Service, mining and agriculture Peter and Mary pay manufacturing Paul.
The environmental market
On climate policy, putting a price on greenhouse gas emissions is the most efficient option if action is needed. Both major parties support much more inefficient options. Some are unfair, too.
Australian “feed-in tariffs” are an incentive to install solar panels on houses to generate electricity. Rich households can afford this. (Even with poor economics, it might make them feel good.) The poor that don’t follow suit pay higher electricity charges to subsidise the wealthy. This is neither fair nor efficient.

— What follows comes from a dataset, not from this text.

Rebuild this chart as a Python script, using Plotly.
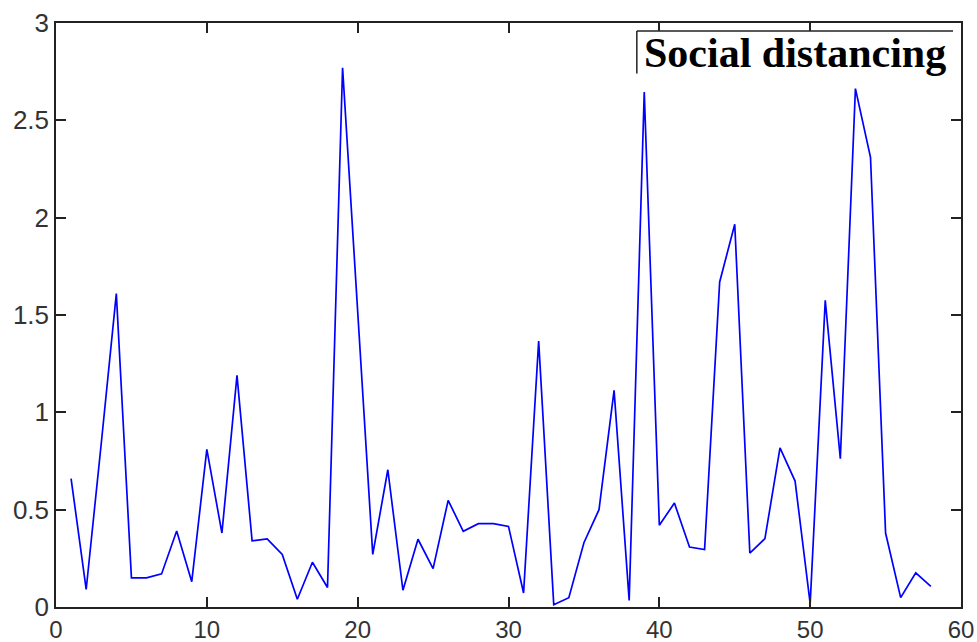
import plotly.graph_objects as go

days = list(range(1, 59))
values = [0.66, 0.09, 0.84, 1.61, 0.15, 0.15, 0.17, 0.39, 0.13, 0.81,
          0.38, 1.19, 0.34, 0.35, 0.27, 0.04, 0.23, 0.10, 2.77, 1.52,
          0.27, 0.705, 0.086, 0.348, 0.197, 0.548, 0.389, 0.428, 0.428, 0.414,
          0.072, 1.366, 0.012, 0.048, 0.33, 0.50, 1.113, 0.034, 2.645, 0.42,
          0.534, 0.308, 0.295, 1.67, 1.966, 0.277, 0.351, 0.817, 0.647, 0.017,
          1.575, 0.762, 2.663, 2.31, 0.38, 0.048, 0.175, 0.106]

x_ticks = [0, 10, 20, 30, 40, 50, 60]
y_ticks = [0, 0.5, 1, 1.5, 2, 2.5, 3]
y_tick_labels = ["0", "0.5", "1", "1.5", "2", "2.5", "3"]
legend_label = "Social distancing"

fig = go.Figure()
fig.add_trace(go.Scatter(x=days, y=values, mode="lines",
                         line=dict(color="#0000FF", width=1.7),
                         name=legend_label, showlegend=False))

axis_common = dict(showline=True, linecolor="#222222", linewidth=1.5,
                   mirror="ticks", ticks="inside", ticklen=10, tickwidth=1.5,
                   tickcolor="#222222", showgrid=False, zeroline=False)

fig.update_xaxes(range=[0, 60], tickvals=x_ticks,
                 tickfont=dict(family="Liberation Sans, Arial", size=24, color="#333333"),
                 **axis_common)
fig.update_yaxes(range=[0, 3], tickvals=y_ticks, ticktext=y_tick_labels,
                 tickfont=dict(family="Liberation Sans, Arial", size=26, color="#333333"),
                 **axis_common)

# legend-like box (top and left borders visible)
bx0, bx1, by0, by1 = 0.6418, 0.9912, 0.9134, 0.9863
fig.add_shape(type="rect", xref="paper", yref="paper", x0=bx0, x1=bx1, y0=by0, y1=by1,
              fillcolor="white", line=dict(width=0), layer="above")
fig.add_shape(type="line", xref="paper", yref="paper", x0=bx0, x1=bx1, y0=by1, y1=by1,
              line=dict(color="#222222", width=1.5))
fig.add_shape(type="line", xref="paper", yref="paper", x0=bx0, x1=bx0, y0=by0, y1=by1,
              line=dict(color="#222222", width=1.5))
fig.add_annotation(xref="paper", yref="paper", x=0.6475, y=0.948, xanchor="left", yanchor="middle",
                   text="<b>" + legend_label + "</b>", showarrow=False,
                   font=dict(family="Liberation Serif, Times New Roman", size=42, color="black"))

fig.update_layout(width=977, height=642, plot_bgcolor="white", paper_bgcolor="white",
                  margin=dict(l=56, r=16, t=23, b=35, autoexpand=False), showlegend=False)

fig.write_html("out.html", config={"displayModeBar": False},
               post_script="document.body.style.margin='0';document.body.style.overflow='hidden';")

On climate policy, poorer Peter, Paul and Mary pay their richer namesakes.
The education market
The BER policy has little effect on education outcomes. Good teachers, well rewarded, with sanctions against poor performance, are central. Good education isn’t about “things”, still less about “things” poorly provided at excessive cost. (If it were, the BER scheme has given independent schools a “leg-up” against their public school counterparts prevented from managing their own school investment projects.)
Good education is about inspiring an eagerness to learn and leading by example.
Under the BER, student/taxpayer Peter and taxpayer/parent Mary pay construction union Paul.
The health market
I don’t understand recent health reforms. Maybe, somehow, they’ll be conducive to the spread of “best practice” service delivery and costs across Australia, rather than being buried by bureaucracy. Victoria seems to be the exemplar.
Taxpayer Peter might still pay more. Paul and Mary are still waiting for an appointment.
The financial markets
Prudential requirements, but more importantly the policing thereof, do need tightening, I suspect. Doing the job properly is essential. Recent government intervention in other markets (cars, education, insulation, etc.) isn’t encouraging.
Peter, Paul and Mary just pay.
The macro-economy
Australia has avoided recession so far, and the loss of human capital associated with high unemployment. This success has many fathers. Low interest rates, a flexible exchange rate, a relatively sound financial sector, still-booming China, and the current government’s stimulus measures, are all undergoing paternity tests.
Nobody knows what the “counterfactual” scenarios might have been. Stopping the collapse in confidence as the GFC emerged was crucial. Government action might have helped a fair bit. There remains a debate about how much stimulus was needed. Much of it was inefficient (e.g., the BER).
In hindsight, if we had to get the money out really fast, and to households, the better option might have been to provide all of it as a one-off, somewhat better-targeted, “cash splash”.
Peter, Paul and Mary paid themselves, but maybe they’ve paid to keep their own jobs - so far.
Improving productivity to pay for election promises has gone missing in the campaign.
Running projects through rigorous cost-benefit analysis is also absent. The national broadband network has escaped this filter. Resurrection of expectations about very fast trains based on yet another review doesn’t cut the mustard. (Incidentally, has anybody commented on the geomorphology between Sydney and Newcastle?)
Most policies in this election campaign are about trying to redistribute resources, and hoping those who pay won’t notice. This is not a “zero-sum” game. Redistribution often has “deadweight costs” due to losses in national efficiency. These adversely affect Peter, Paul and Mary.
We need a productivity filter.
The Productivity Commission is the appropriate “citizen’s assembly” filter. It already has the right focus.